[Charts and diagrams as code]
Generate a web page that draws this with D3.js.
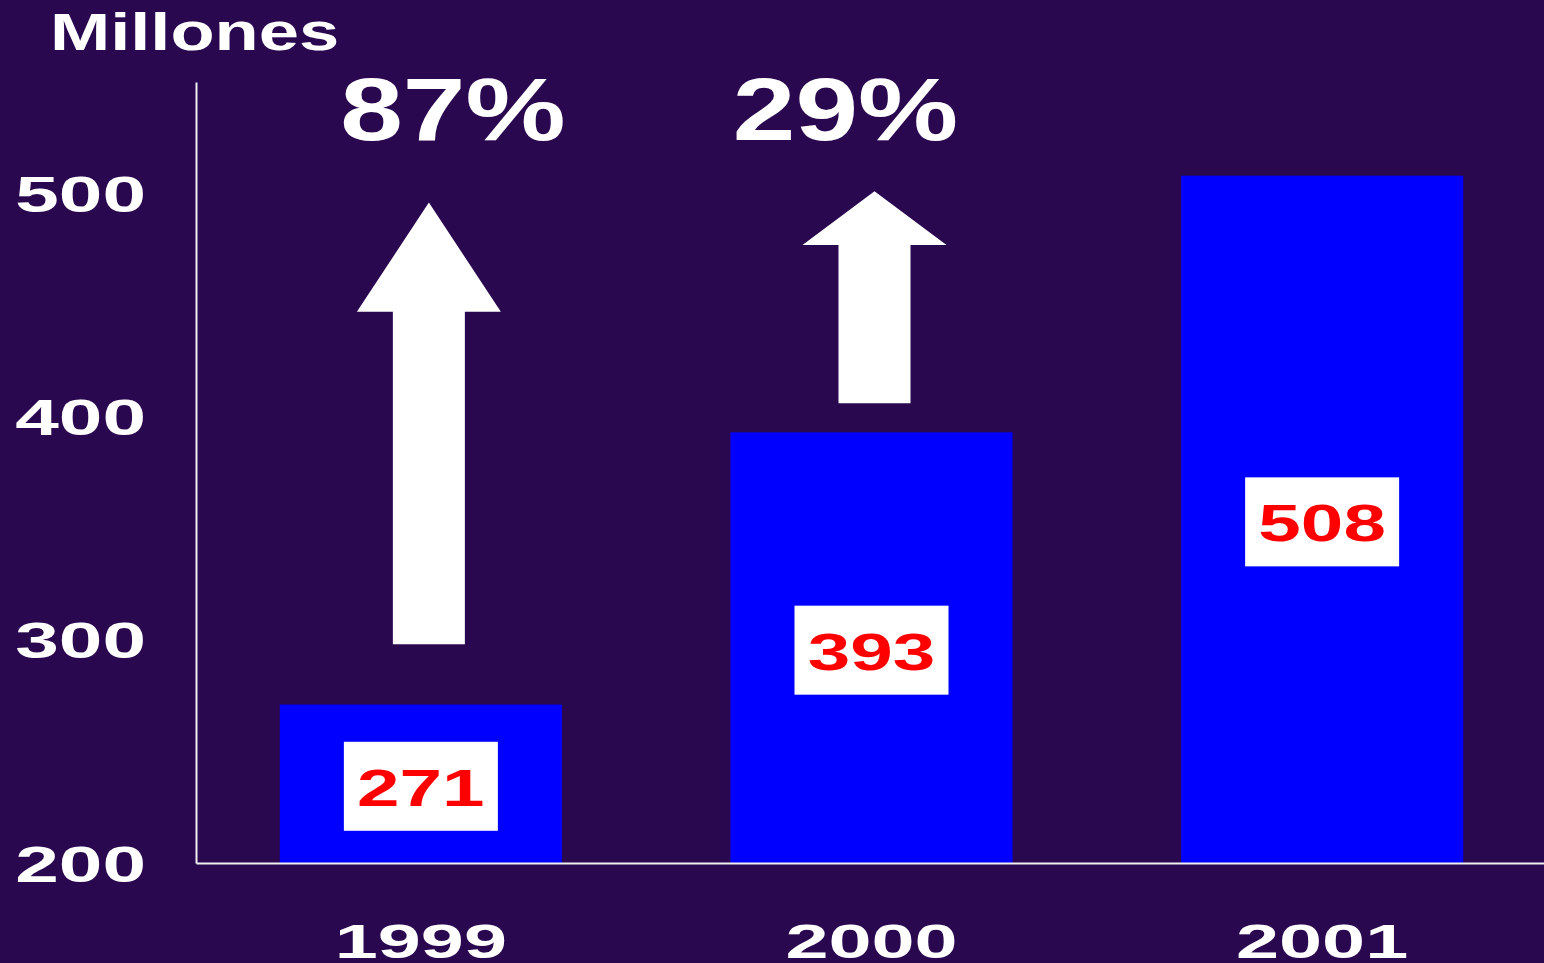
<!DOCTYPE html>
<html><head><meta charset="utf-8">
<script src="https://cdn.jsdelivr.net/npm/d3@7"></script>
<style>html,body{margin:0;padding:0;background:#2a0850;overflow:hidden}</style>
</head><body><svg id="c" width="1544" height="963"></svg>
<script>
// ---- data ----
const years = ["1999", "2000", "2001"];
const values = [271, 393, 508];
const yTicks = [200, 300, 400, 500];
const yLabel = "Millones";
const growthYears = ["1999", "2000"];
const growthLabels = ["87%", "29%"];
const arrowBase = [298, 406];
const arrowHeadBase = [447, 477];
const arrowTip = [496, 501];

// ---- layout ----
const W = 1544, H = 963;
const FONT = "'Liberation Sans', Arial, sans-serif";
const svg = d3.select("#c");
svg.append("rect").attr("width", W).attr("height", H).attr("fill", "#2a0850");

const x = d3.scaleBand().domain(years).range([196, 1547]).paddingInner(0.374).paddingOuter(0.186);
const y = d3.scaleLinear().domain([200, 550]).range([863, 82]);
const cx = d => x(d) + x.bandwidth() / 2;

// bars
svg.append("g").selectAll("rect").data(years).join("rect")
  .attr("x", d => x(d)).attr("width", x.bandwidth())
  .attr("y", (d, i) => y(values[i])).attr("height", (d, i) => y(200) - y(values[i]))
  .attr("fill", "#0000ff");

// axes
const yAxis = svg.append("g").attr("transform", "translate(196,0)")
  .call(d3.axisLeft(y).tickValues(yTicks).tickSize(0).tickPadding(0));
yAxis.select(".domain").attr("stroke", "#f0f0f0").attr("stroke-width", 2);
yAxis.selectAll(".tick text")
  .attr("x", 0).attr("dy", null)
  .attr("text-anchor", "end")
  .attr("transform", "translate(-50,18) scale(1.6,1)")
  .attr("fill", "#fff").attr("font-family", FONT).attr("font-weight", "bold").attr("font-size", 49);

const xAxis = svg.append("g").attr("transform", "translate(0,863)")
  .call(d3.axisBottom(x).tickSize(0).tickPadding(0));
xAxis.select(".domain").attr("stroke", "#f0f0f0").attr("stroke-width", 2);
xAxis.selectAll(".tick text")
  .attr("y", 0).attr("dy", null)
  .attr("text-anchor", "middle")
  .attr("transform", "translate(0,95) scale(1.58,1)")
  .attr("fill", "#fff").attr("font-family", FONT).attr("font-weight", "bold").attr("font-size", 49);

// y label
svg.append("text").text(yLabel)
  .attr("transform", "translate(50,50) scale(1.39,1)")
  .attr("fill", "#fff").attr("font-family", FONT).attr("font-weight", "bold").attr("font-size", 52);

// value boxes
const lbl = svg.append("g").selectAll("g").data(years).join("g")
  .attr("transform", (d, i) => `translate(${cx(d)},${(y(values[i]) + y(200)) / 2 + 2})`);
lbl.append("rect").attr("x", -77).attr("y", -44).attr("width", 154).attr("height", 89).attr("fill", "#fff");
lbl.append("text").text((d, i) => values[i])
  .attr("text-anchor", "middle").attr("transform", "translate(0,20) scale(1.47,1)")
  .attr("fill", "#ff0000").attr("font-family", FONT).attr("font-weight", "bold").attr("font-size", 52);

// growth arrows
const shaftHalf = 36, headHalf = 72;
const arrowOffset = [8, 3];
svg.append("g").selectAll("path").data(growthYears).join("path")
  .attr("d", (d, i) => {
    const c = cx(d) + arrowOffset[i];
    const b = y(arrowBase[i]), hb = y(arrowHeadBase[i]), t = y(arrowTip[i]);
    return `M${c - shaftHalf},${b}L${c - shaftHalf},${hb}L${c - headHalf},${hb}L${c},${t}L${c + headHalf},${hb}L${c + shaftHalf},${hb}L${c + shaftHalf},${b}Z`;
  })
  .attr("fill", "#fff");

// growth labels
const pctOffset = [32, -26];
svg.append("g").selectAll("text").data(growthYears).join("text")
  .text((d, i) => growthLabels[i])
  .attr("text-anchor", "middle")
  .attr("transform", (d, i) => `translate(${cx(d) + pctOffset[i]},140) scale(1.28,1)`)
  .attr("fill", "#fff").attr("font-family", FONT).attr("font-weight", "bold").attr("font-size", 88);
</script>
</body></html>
---
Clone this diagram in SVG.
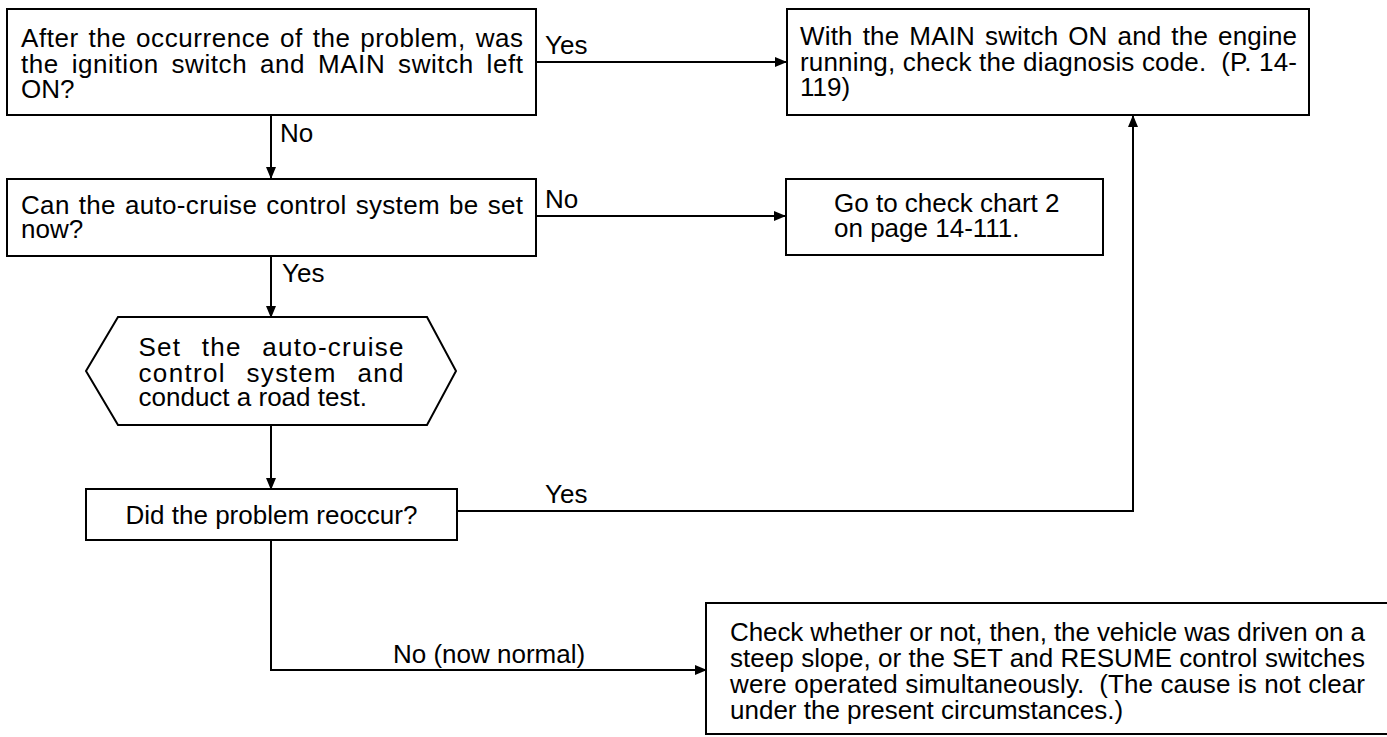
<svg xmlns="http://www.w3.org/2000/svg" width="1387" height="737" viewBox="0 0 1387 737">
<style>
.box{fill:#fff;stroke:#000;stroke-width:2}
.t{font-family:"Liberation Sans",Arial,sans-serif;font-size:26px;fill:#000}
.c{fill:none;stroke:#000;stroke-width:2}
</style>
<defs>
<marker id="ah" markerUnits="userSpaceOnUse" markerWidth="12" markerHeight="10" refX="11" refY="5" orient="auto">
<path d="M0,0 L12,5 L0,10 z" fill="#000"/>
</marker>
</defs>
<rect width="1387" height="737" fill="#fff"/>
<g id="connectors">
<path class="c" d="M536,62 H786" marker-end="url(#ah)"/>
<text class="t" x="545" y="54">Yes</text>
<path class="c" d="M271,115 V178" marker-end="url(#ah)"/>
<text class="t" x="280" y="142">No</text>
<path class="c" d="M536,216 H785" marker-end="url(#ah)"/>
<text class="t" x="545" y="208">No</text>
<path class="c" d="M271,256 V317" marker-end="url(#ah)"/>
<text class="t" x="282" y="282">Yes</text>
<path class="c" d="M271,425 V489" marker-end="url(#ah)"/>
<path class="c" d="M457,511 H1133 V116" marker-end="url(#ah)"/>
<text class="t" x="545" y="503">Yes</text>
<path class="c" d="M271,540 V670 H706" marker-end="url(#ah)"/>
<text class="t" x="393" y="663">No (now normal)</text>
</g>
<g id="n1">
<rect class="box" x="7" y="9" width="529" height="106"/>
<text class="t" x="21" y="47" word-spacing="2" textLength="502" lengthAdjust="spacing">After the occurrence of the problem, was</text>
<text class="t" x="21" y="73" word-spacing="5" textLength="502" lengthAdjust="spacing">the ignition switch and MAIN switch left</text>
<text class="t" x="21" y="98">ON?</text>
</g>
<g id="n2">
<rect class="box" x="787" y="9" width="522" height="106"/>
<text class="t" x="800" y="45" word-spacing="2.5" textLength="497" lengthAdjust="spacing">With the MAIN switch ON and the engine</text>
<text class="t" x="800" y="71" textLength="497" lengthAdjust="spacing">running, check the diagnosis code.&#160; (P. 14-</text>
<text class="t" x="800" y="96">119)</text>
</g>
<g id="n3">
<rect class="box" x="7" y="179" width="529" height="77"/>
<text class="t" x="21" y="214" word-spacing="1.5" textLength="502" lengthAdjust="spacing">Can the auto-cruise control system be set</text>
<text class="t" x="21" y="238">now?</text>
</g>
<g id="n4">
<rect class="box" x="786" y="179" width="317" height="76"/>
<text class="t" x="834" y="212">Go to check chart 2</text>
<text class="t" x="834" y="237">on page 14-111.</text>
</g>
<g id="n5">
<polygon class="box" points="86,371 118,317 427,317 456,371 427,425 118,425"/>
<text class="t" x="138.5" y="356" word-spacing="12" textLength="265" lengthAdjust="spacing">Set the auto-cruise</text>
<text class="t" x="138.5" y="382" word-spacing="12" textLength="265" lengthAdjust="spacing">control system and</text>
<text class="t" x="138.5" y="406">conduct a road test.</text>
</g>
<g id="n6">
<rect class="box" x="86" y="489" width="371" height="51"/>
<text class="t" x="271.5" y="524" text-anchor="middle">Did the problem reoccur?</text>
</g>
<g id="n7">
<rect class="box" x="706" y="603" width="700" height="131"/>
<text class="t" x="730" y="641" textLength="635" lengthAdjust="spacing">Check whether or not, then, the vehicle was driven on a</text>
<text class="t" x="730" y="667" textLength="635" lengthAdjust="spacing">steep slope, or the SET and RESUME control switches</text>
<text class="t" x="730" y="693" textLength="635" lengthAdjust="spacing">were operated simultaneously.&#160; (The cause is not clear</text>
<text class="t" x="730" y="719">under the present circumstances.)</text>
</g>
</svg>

- _PROBLEM REQUIREMENTS_
Tell how many lines of the data above hold the string "this". Give only the number.

- _REPLY_
2